• PROBLEM TO SOLVE:
Write the lines out exactly as they stand, from the one containing "Rebuild this diagram" through the one containing "(0,0) rectangle (1255,522);", and only those. Omit pictures.

§

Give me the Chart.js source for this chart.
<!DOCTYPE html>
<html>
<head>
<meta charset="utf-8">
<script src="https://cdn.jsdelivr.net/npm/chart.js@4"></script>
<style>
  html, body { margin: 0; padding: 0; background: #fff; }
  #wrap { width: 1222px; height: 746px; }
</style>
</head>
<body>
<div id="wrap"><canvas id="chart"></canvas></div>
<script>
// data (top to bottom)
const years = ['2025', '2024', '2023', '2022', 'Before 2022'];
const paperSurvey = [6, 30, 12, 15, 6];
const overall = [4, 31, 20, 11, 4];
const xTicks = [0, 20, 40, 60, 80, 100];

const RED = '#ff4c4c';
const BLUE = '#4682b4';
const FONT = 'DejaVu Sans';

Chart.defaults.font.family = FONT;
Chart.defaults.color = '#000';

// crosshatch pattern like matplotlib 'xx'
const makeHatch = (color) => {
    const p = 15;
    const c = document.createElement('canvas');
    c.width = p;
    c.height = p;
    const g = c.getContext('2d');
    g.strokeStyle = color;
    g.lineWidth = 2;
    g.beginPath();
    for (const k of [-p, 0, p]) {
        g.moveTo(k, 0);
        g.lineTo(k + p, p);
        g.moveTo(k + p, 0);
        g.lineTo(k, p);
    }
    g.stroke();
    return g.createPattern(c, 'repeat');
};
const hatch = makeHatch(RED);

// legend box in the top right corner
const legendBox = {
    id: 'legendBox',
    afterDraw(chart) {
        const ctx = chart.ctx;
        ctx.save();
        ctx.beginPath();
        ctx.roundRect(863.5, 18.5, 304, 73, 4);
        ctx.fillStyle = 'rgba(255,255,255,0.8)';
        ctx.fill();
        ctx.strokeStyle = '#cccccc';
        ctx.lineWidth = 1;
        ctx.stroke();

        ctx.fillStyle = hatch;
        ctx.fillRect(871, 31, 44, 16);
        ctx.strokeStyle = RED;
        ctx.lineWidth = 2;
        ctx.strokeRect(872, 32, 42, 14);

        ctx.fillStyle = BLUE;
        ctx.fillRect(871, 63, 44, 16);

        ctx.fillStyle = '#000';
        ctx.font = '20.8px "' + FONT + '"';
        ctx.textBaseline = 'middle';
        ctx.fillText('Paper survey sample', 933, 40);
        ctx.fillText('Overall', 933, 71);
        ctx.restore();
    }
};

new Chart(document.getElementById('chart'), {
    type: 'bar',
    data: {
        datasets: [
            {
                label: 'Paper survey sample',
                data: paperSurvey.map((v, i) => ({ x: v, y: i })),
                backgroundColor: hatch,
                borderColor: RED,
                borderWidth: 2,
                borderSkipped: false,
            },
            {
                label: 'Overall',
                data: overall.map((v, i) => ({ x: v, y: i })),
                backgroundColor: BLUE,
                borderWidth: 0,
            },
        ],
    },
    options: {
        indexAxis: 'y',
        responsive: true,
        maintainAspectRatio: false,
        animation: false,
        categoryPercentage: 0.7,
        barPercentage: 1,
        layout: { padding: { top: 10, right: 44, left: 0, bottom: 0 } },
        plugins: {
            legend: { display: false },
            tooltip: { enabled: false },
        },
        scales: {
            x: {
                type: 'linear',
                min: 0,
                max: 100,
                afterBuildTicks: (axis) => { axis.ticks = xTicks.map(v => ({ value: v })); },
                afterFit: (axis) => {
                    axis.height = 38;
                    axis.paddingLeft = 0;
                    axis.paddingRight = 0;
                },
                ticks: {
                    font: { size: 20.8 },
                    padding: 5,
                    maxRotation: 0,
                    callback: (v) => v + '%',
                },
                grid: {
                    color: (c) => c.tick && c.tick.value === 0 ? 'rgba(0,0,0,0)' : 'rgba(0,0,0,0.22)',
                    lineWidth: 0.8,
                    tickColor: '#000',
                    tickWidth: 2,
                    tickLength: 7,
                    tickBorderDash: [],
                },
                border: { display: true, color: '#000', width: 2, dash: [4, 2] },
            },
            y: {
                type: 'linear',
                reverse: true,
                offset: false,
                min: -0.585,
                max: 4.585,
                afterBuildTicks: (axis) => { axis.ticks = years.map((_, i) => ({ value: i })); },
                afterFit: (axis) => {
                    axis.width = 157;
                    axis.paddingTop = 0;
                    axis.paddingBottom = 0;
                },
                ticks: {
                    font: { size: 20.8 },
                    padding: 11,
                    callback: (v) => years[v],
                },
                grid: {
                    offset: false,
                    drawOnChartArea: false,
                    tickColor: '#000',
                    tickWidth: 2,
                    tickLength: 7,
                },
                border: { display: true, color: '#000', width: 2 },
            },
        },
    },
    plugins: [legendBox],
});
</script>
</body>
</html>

§

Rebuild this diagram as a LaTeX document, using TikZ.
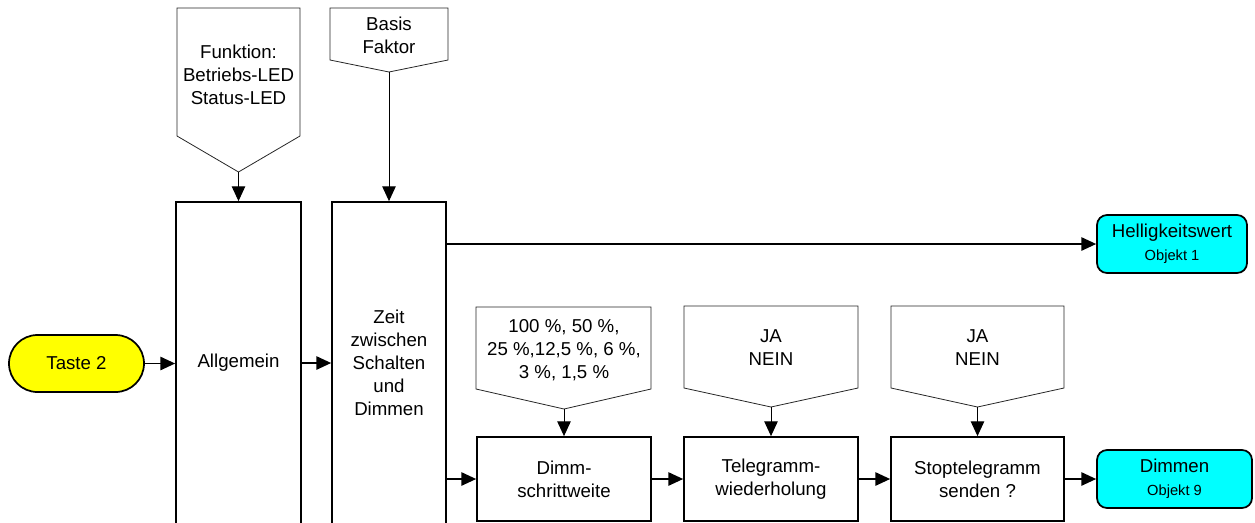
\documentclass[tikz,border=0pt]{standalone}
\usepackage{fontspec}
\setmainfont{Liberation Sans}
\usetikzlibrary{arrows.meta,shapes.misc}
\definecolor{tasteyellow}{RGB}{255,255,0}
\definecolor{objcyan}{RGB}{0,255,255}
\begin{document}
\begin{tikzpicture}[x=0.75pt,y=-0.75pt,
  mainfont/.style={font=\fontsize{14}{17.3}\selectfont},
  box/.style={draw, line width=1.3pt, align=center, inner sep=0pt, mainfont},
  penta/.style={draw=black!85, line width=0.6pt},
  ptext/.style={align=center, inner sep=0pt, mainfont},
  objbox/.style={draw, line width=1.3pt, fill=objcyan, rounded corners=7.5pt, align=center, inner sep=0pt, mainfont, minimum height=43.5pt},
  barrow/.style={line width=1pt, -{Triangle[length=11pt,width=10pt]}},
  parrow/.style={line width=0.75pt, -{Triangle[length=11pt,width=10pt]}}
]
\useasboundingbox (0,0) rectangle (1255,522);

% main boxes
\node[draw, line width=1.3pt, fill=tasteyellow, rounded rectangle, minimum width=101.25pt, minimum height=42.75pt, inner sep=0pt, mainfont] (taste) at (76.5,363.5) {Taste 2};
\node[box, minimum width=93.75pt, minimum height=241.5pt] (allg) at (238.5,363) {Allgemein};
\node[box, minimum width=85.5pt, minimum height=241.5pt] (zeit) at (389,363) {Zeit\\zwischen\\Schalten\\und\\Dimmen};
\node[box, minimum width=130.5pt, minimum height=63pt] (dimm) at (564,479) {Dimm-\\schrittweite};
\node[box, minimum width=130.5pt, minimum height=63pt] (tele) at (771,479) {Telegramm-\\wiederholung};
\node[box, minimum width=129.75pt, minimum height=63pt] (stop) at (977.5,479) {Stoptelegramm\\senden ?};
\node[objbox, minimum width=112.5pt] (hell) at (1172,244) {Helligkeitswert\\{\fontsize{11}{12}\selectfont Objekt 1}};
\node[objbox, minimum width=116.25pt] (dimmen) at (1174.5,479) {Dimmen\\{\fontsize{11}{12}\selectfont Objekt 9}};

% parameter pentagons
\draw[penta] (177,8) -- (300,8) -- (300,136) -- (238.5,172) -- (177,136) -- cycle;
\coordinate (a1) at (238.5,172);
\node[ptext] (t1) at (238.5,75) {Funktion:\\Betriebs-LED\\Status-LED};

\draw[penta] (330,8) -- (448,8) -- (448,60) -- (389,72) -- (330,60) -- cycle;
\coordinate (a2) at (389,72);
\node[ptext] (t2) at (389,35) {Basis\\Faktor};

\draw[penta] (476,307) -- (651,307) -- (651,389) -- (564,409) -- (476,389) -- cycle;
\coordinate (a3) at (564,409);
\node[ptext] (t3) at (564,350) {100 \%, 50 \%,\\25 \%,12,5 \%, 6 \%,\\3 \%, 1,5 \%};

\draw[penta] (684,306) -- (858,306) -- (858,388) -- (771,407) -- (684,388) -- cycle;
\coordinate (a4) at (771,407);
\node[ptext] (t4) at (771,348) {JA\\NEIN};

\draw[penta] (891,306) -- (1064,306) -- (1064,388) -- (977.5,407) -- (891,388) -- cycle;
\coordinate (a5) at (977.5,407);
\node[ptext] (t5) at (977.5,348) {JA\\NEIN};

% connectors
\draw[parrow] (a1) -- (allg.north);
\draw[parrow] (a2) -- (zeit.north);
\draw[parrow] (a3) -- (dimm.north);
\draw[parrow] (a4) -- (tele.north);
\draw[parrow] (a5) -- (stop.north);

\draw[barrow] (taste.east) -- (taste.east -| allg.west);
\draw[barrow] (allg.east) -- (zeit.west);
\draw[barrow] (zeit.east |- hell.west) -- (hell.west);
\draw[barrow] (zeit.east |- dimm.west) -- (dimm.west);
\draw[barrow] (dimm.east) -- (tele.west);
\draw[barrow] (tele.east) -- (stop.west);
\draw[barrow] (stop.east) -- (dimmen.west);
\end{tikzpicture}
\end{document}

§

• EXERCISE SOLUTION:
Rebuild this diagram as a LaTeX document, using TikZ.
\documentclass[tikz,border=0pt]{standalone}
\usepackage{fontspec}
\setmainfont{Liberation Sans}
\usetikzlibrary{arrows.meta,shapes.misc}
\definecolor{tasteyellow}{RGB}{255,255,0}
\definecolor{objcyan}{RGB}{0,255,255}
\begin{document}
\begin{tikzpicture}[x=0.75pt,y=-0.75pt,
  mainfont/.style={font=\fontsize{14}{17.3}\selectfont},
  box/.style={draw, line width=1.3pt, align=center, inner sep=0pt, mainfont},
  penta/.style={draw=black!85, line width=0.6pt},
  ptext/.style={align=center, inner sep=0pt, mainfont},
  objbox/.style={draw, line width=1.3pt, fill=objcyan, rounded corners=7.5pt, align=center, inner sep=0pt, mainfont, minimum height=43.5pt},
  barrow/.style={line width=1pt, -{Triangle[length=11pt,width=10pt]}},
  parrow/.style={line width=0.75pt, -{Triangle[length=11pt,width=10pt]}}
]
\useasboundingbox (0,0) rectangle (1255,522);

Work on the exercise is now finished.